This is what sunrise and sunset on Mars looks like [Photos]

The Marslander InSight of the American space organization NASA has sent images to Earth of a sunrise and a sunset on the Red Planet.

The images were taken a week ago with a camera on the robot arm of the spacecraft, on the 145th sol of the mission. A sol is a day on Mars. It lasts 24 hours, 39 minutes and 32.5 seconds, which is about 2.7 percent longer than a day on Earth.

Clouds

The images of the sunrise were taken around 5.30 a.m. local time on Mars, those of the sunset at 6.30 p.m. A camera under the cover of the Marslander also made beautiful images of the clouds in the sky around sunset.

The sun on Mars looks a lot smaller than on Earth and that makes sense. The distance from the sun to the Earth is 150 million kilometers, the distance from the sun to Mars is 228 million kilometers. This greater distance makes the sun look a third smaller on Mars than it does with us.

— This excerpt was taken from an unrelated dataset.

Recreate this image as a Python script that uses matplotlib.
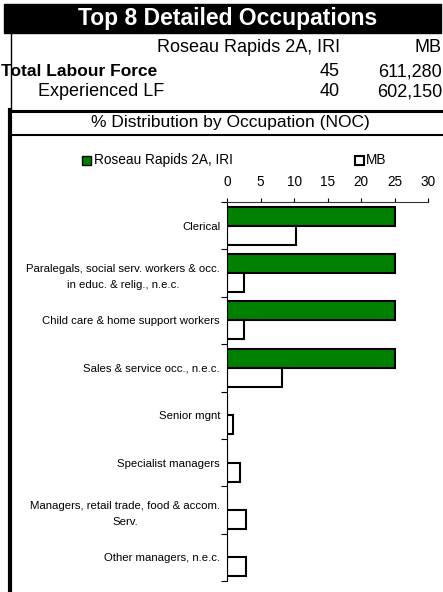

©NASA/JPL-Caltech – An image of the clouds around the Marslander.
©NASA/JPL-Caltech – An image of a sunrise on Mars.
©NASA/JPL-Caltech – And this is what a sunset looks like from where the InSight is located.

“It’s a tradition for Mars missions to photograph sunrises and sunsets,” said Justin Maki of NASA’s Jet Propulsion Laboratory in California. “We have already completed many of our most important imaging missions, so we decided that the time had come to honor the tradition.”

Viking

The very first mission that sent such images to Earth was the Viking 1 lander. It showed a sunset for the first time on August 21, 1976. Viking 2 took pictures of a sunrise on June 14, 1978. The Spirit, the Opportunity and the Curiosity also did that.